-- Begin --

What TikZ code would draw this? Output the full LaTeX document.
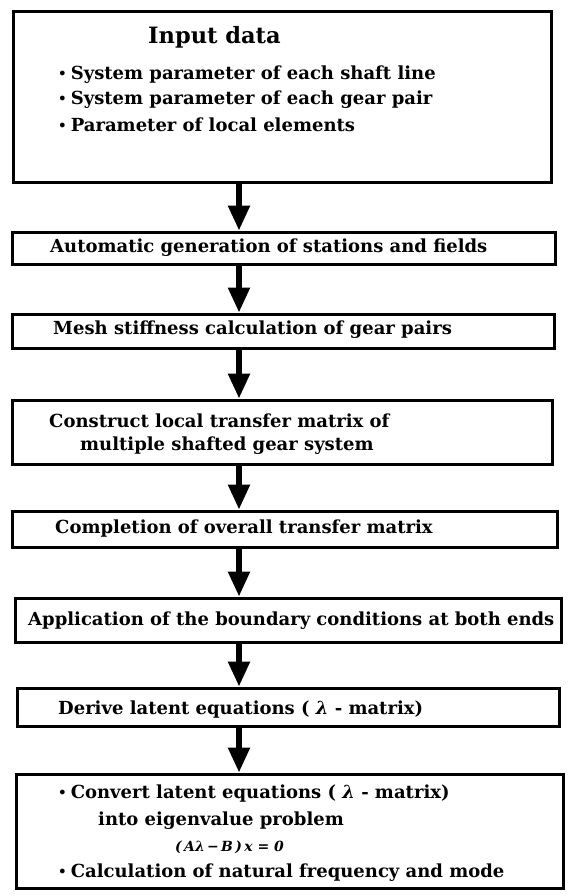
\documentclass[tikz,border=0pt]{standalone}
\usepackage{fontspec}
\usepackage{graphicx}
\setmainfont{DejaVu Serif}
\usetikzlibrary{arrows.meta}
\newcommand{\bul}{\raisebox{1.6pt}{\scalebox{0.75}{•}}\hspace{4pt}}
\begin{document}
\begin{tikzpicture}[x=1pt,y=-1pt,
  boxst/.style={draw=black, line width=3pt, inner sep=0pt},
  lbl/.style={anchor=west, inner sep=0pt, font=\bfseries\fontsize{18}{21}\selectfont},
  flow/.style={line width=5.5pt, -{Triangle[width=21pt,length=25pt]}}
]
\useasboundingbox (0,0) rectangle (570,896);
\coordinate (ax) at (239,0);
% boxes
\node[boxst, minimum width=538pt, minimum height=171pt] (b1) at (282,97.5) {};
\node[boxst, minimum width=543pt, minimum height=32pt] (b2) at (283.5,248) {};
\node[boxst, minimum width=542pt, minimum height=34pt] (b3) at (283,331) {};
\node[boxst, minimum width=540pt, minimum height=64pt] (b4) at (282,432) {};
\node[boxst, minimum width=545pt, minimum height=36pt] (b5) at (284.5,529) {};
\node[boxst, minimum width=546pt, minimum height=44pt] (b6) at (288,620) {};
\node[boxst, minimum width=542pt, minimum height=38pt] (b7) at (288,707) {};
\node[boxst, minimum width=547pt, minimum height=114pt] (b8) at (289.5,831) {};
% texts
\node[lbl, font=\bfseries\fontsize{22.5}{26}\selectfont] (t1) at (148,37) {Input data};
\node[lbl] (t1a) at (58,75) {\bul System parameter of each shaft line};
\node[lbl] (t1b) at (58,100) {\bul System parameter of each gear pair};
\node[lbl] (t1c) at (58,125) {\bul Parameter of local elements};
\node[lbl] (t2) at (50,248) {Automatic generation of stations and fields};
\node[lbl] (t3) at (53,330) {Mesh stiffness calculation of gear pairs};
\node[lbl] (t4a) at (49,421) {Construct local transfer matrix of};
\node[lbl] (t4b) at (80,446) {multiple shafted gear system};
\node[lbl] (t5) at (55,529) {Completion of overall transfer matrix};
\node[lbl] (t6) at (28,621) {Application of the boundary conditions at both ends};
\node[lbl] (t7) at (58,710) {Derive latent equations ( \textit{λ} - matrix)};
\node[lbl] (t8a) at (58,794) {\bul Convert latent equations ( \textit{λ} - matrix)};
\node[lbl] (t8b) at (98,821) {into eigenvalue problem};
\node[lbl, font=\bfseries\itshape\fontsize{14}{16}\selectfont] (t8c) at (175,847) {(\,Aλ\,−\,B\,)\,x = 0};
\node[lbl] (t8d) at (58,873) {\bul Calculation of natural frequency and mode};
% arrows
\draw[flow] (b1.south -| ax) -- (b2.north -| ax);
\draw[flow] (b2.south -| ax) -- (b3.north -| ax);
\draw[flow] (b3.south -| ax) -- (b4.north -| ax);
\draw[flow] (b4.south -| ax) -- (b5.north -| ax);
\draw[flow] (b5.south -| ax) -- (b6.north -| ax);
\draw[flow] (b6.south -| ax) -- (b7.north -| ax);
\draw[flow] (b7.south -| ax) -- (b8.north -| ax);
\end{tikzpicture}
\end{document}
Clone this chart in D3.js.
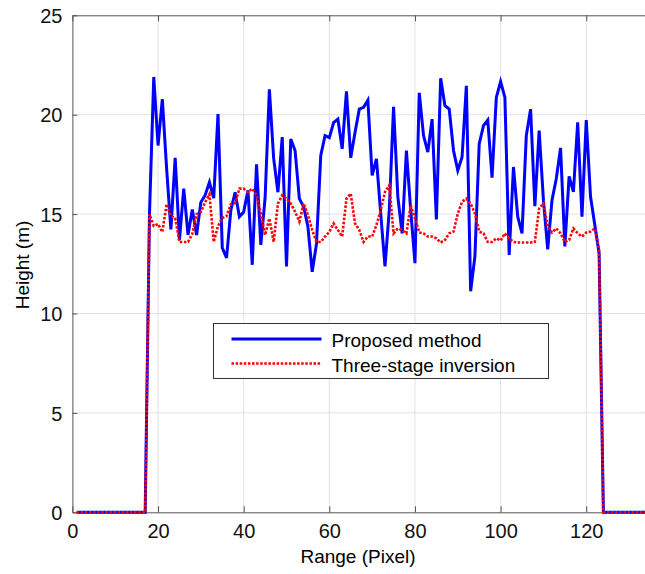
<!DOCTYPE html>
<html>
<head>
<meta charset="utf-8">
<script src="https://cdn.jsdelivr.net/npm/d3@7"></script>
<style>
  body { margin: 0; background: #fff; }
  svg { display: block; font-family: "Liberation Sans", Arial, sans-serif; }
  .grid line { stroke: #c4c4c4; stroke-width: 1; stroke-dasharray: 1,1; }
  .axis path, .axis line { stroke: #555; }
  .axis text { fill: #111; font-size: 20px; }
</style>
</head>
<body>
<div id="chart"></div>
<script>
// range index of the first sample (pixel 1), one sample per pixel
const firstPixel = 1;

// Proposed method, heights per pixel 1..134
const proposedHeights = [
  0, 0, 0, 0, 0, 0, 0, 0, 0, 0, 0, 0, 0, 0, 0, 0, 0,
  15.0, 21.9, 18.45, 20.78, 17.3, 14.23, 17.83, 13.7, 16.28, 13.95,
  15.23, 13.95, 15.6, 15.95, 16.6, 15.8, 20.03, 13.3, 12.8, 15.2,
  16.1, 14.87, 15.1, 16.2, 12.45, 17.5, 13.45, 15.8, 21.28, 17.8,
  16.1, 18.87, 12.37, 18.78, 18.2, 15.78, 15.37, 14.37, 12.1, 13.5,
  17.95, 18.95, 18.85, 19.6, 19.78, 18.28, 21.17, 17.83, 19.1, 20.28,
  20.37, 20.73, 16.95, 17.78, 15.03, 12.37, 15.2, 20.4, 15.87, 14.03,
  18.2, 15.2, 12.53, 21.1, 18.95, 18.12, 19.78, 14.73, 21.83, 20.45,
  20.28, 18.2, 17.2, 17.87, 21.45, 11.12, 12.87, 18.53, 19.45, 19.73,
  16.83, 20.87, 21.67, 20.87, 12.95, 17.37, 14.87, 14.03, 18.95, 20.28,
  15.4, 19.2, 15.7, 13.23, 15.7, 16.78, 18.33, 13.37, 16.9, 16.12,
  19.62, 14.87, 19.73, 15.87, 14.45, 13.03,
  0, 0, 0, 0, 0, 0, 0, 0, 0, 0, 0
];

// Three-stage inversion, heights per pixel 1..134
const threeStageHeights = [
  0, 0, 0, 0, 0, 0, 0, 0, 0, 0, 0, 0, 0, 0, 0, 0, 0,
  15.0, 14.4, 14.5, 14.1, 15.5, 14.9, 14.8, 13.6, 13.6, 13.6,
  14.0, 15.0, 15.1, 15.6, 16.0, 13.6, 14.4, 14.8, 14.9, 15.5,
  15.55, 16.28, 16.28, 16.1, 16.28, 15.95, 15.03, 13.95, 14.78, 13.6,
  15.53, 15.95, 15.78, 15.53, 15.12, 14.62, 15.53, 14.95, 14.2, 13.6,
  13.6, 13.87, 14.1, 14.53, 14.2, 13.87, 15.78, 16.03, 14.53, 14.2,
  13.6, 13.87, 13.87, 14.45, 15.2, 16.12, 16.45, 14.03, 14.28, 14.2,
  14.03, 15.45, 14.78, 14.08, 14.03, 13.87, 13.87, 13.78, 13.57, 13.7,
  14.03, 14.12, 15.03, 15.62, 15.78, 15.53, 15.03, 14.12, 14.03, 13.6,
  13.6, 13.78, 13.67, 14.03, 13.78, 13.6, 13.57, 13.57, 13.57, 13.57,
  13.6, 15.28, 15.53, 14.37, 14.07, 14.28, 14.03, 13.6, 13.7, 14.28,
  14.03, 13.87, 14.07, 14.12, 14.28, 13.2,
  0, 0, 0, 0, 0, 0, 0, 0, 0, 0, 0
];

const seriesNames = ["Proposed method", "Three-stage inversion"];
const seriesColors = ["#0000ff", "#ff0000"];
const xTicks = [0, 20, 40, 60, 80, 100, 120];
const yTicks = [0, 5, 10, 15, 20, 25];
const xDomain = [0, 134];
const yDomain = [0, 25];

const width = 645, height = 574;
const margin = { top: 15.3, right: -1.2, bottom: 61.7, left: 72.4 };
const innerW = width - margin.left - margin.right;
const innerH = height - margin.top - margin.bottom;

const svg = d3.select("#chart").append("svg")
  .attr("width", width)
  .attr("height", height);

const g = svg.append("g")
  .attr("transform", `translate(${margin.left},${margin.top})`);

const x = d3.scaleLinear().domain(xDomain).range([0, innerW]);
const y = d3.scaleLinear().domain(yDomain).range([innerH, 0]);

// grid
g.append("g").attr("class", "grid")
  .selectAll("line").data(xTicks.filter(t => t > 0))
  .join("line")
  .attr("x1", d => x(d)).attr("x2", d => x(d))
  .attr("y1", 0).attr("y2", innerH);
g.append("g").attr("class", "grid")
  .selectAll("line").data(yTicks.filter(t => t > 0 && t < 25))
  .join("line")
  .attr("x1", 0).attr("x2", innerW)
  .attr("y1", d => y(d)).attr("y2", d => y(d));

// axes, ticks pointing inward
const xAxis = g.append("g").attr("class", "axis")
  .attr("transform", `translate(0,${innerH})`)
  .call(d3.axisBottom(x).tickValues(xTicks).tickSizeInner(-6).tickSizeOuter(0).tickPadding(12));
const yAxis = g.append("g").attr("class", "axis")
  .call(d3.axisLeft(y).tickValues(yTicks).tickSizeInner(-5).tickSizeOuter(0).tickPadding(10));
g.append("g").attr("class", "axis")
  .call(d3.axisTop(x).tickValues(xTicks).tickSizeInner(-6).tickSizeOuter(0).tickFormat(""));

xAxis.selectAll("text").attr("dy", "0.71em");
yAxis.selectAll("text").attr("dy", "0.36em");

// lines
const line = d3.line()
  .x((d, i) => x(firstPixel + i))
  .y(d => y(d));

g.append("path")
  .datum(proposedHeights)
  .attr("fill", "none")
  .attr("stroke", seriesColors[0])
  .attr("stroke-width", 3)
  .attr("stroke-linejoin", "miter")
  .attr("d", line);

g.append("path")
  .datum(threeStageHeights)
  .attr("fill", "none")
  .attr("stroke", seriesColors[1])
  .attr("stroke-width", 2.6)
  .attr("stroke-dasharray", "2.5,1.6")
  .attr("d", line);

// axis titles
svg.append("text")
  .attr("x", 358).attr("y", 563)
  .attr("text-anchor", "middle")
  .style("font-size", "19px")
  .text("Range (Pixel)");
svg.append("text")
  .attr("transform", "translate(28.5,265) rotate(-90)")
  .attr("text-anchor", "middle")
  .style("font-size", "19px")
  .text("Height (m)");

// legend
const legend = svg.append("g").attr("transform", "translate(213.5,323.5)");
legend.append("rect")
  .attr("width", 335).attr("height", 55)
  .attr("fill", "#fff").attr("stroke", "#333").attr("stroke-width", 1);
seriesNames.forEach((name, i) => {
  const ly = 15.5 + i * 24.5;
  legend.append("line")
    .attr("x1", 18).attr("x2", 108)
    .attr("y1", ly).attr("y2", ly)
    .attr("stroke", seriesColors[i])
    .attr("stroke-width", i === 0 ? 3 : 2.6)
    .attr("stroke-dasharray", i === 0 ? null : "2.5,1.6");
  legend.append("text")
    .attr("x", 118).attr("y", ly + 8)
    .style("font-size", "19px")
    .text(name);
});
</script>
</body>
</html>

-- End --

Set problem:
The material above holds pictures; leave them out. Repeat exactly the lines from the one containing "Clone this chart in D3.js." through the one containing "const firstPixel = 1;", and nothing else.

Solution:
Clone this chart in D3.js.
<!DOCTYPE html>
<html>
<head>
<meta charset="utf-8">
<script src="https://cdn.jsdelivr.net/npm/d3@7"></script>
<style>
  body { margin: 0; background: #fff; }
  svg { display: block; font-family: "Liberation Sans", Arial, sans-serif; }
  .grid line { stroke: #c4c4c4; stroke-width: 1; stroke-dasharray: 1,1; }
  .axis path, .axis line { stroke: #555; }
  .axis text { fill: #111; font-size: 20px; }
</style>
</head>
<body>
<div id="chart"></div>
<script>
// range index of the first sample (pixel 1), one sample per pixel
const firstPixel = 1;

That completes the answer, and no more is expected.